▸ **Provided data**:
## Begin
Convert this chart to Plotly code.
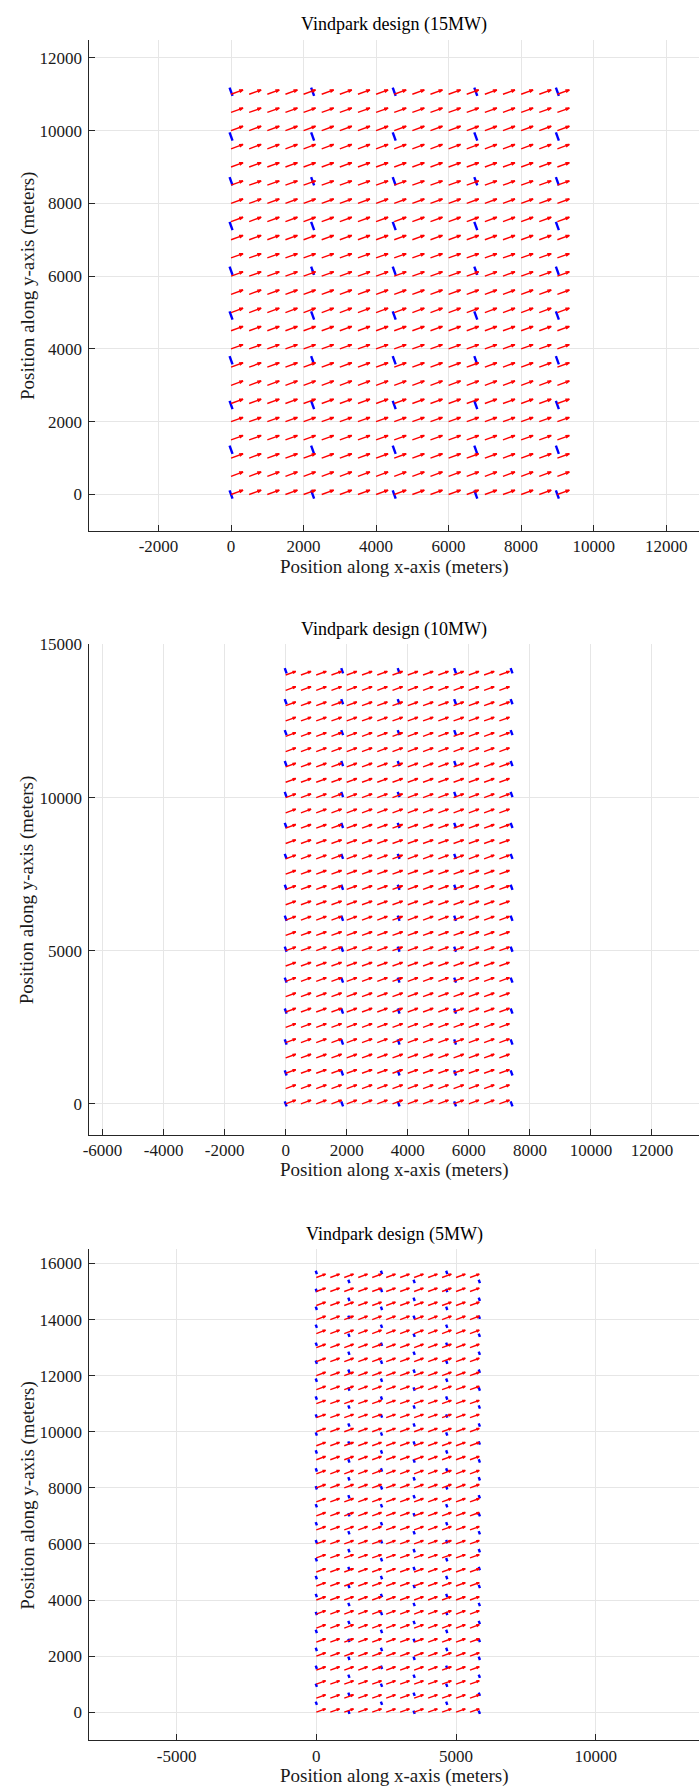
import math
import plotly.graph_objects as go

W, H = 699, 1789

# ---- common wind field settings -------------------------------------------
wind_angle_deg = 20.0      # direction the wind blows towards, above the x-axis
arrow_len = 350.0          # drawn length of each wind arrow (m)

titles = ["Vindpark design (15MW)", "Vindpark design (10MW)", "Vindpark design (5MW)"]
rotor_diameter = [240.0, 178.0, 126.0]   # m, for 15 / 10 / 5 MW

# ---- 15 MW park -------------------------------------------------------------
turb15_cols = [0, 2250, 4500, 6750, 9000]
turb15_rows = [0, 1230, 2460, 3690, 4920, 6150, 7380, 8610, 9840, 11070]
wind15_x = [0, 500, 1000, 1500, 2000, 2500, 3000, 3500, 4000, 4500,
            5000, 5500, 6000, 6500, 7000, 7500, 8000, 8500, 9000]
wind15_y = [0, 500, 1000, 1500, 2000, 2500, 3000, 3500, 4000, 4500, 5000, 5500,
            6000, 6500, 7000, 7500, 8000, 8500, 9000, 9500, 10000, 10500, 11000]

# ---- 10 MW park -------------------------------------------------------------
turb10_cols = [0, 1850, 3700, 5550, 7400]
turb10_rows = [0, 1010, 2020, 3030, 4040, 5050, 6060, 7070, 8080, 9090,
               10100, 11110, 12120, 13130, 14140]
wind10_x = [0, 500, 1000, 1500, 2000, 2500, 3000, 3500, 4000, 4500,
            5000, 5500, 6000, 6500, 7000]
wind10_y = [0, 500, 1000, 1500, 2000, 2500, 3000, 3500, 4000, 4500, 5000,
            5500, 6000, 6500, 7000, 7500, 8000, 8500, 9000, 9500, 10000,
            10500, 11000, 11500, 12000, 12500, 13000, 13500, 14000]

# ---- 5 MW park (staggered columns) -------------------------------------------
turb5_cols = [0, 1167, 2333, 3500, 4667, 5833]
turb5_rows_shifted = [320, 960, 1600, 2240, 2880, 3520, 4160, 4800, 5440, 6080,
                      6720, 7360, 8000, 8640, 9280, 9920, 10560, 11200, 11840,
                      12480, 13120, 13760, 14400, 15040, 15680]
turb5_rows_plain = [0, 640, 1280, 1920, 2560, 3200, 3840, 4480, 5120, 5760,
                    6400, 7040, 7680, 8320, 8960, 9600, 10240, 10880, 11520,
                    12160, 12800, 13440, 14080, 14720, 15360]
wind5_x = [0, 500, 1000, 1500, 2000, 2500, 3000, 3500, 4000, 4500, 5000, 5500]
wind5_y = [0, 500, 1000, 1500, 2000, 2500, 3000, 3500, 4000, 4500, 5000,
           5500, 6000, 6500, 7000, 7500, 8000, 8500, 9000, 9500, 10000,
           10500, 11000, 11500, 12000, 12500, 13000, 13500, 14000, 14500,
           15000, 15500]

# ---- axis ticks -------------------------------------------------------------
xt15 = [-2000, 0, 2000, 4000, 6000, 8000, 10000, 12000]
xt15_text = ["-2000", "0", "2000", "4000", "6000", "8000", "10000", "12000"]
yt15 = [0, 2000, 4000, 6000, 8000, 10000, 12000]
yt15_text = ["0", "2000", "4000", "6000", "8000", "10000", "12000"]

xt10 = [-6000, -4000, -2000, 0, 2000, 4000, 6000, 8000, 10000, 12000]
xt10_text = ["-6000", "-4000", "-2000", "0", "2000", "4000", "6000", "8000",
             "10000", "12000"]
yt10 = [0, 5000, 10000, 15000]
yt10_text = ["0", "5000", "10000", "15000"]

xt5 = [-5000, 0, 5000, 10000]
xt5_text = ["-5000", "0", "5000", "10000"]
yt5 = [0, 2000, 4000, 6000, 8000, 10000, 12000, 14000, 16000]
yt5_text = ["0", "2000", "4000", "6000", "8000", "10000", "12000", "14000", "16000"]


def turbine_positions(cols, rows_by_col):
    pts = []
    for i, cx in enumerate(cols):
        for ry in rows_by_col(i):
            pts.append((cx, ry))
    return pts


parks = [
    dict(turbines=turbine_positions(turb15_cols, lambda i: turb15_rows),
         wx=wind15_x, wy=wind15_y, D=rotor_diameter[0]),
    dict(turbines=turbine_positions(turb10_cols, lambda i: turb10_rows),
         wx=wind10_x, wy=wind10_y, D=rotor_diameter[1]),
    dict(turbines=turbine_positions(
        turb5_cols, lambda i: turb5_rows_shifted if i % 2 == 0 else turb5_rows_plain),
         wx=wind5_x, wy=wind5_y, D=rotor_diameter[2]),
]

th = math.radians(wind_angle_deg)
ux, uy = math.cos(th), math.sin(th)
# rotor plane is perpendicular to the wind
px_, py_ = -uy, ux

fig = go.Figure()

for k, park in enumerate(parks):
    xa = "x" if k == 0 else f"x{k + 1}"
    ya = "y" if k == 0 else f"y{k + 1}"

    # rotor lines
    bx, by = [], []
    half = park["D"] / 2.0
    for (cx, cy) in park["turbines"]:
        bx += [cx - half * px_, cx + half * px_, None]
        by += [cy - half * py_, cy + half * py_, None]
    fig.add_trace(go.Scatter(x=bx, y=by, mode="lines", xaxis=xa, yaxis=ya,
                             line=dict(color="#0000ff", width=2.4),
                             hoverinfo="skip", showlegend=False))

    # wind arrows (quiver style)
    rx, ry = [], []
    a, b = 0.30, 0.33
    u, v = arrow_len * ux, arrow_len * uy
    for x0 in park["wx"]:
        for y0 in park["wy"]:
            tx, ty = x0 + u, y0 + v
            rx += [x0, tx, None]
            ry += [y0, ty, None]
            rx += [tx - a * (u + b * v), tx, tx - a * (u - b * v), None]
            ry += [ty - a * (v - b * u), ty, ty - a * (v + b * u), None]
    fig.add_trace(go.Scatter(x=rx, y=ry, mode="lines", xaxis=xa, yaxis=ya,
                             line=dict(color="#ff0000", width=1.4),
                             hoverinfo="skip", showlegend=False))

FONT = "Liberation Serif"
AX = "#262626"
GRID = "#e6e6e6"


def px_y(p):
    return 1 - p / H


x_dom = [84 / W, 1.0]
boxes = [(30.8, 524.5), (638.6, 1131.2), (1246.7, 1740.0)]
x_ranges = [[-3910, 12906], [-6434, 13540], [-8123, 13693]]
y_ranges = [[-1000, 12500], [-1000, 15000], [-1000, 16500]]
xticks = [(xt15, xt15_text), (xt10, xt10_text), (xt5, xt5_text)]
yticks = [(yt15, yt15_text), (yt10, yt10_text), (yt5, yt5_text)]

axis_common = dict(showgrid=True, gridcolor=GRID, gridwidth=1, zeroline=False,
                   showline=True, linecolor=AX, linewidth=1, ticks="inside",
                   ticklen=6, tickcolor=AX, tickwidth=1,
                   tickfont=dict(family=FONT, size=17, color="#1a1a1a"),
                   tickmode="array", fixedrange=True)

layout = dict(width=W, height=H, margin=dict(l=0, r=0, t=0, b=0),
              paper_bgcolor="white", plot_bgcolor="white",
              font=dict(family=FONT, color=AX), annotations=[])

for k in range(3):
    top, bot = boxes[k]
    xname = "xaxis" if k == 0 else f"xaxis{k + 1}"
    yname = "yaxis" if k == 0 else f"yaxis{k + 1}"
    ya = "y" if k == 0 else f"y{k + 1}"
    xa = "x" if k == 0 else f"x{k + 1}"
    layout[xname] = dict(axis_common, domain=x_dom, range=x_ranges[k], anchor=ya,
                         tickvals=xticks[k][0], ticktext=xticks[k][1],
                         ticklabelstandoff=0)
    layout[yname] = dict(axis_common, domain=[px_y(bot), px_y(top)],
                         range=y_ranges[k], anchor=xa,
                         tickvals=yticks[k][0], ticktext=yticks[k][1],
                         ticklabelstandoff=3)
    # title
    layout["annotations"].append(dict(
        text=titles[k], xref="paper", yref="paper", x=391.5 / W,
        y=px_y(top - 15), xanchor="center", yanchor="middle", showarrow=False,
        font=dict(family=FONT, size=18, color="black")))
    # x label
    layout["annotations"].append(dict(
        text="Position along x-axis (meters)", xref="paper", yref="paper",
        x=391.5 / W, y=px_y(bot + 36), xanchor="center", yanchor="middle",
        showarrow=False, font=dict(family=FONT, size=19, color="#1a1a1a")))
    # y label
    layout["annotations"].append(dict(
        text="Position along y-axis (meters)", xref="paper", yref="paper",
        x=22 / W, y=px_y((top + bot) / 2), xanchor="center", yanchor="middle",
        textangle=-90, showarrow=False, font=dict(family=FONT, size=19, color="#1a1a1a")))

fig.update_layout(**layout)
fig.write_html("out.html")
## End
▸ **Exercise instructions**:
Starting at the top of the listing above, please restate word for word each line up to and including the one that holds "rotor_diameter = [240.0, 178.0, 126.0]", omitting every image.

▸ **The answer**:
Convert this chart to Plotly code.
import math
import plotly.graph_objects as go

W, H = 699, 1789

# ---- common wind field settings -------------------------------------------
wind_angle_deg = 20.0      # direction the wind blows towards, above the x-axis
arrow_len = 350.0          # drawn length of each wind arrow (m)

titles = ["Vindpark design (15MW)", "Vindpark design (10MW)", "Vindpark design (5MW)"]
rotor_diameter = [240.0, 178.0, 126.0]   # m, for 15 / 10 / 5 MW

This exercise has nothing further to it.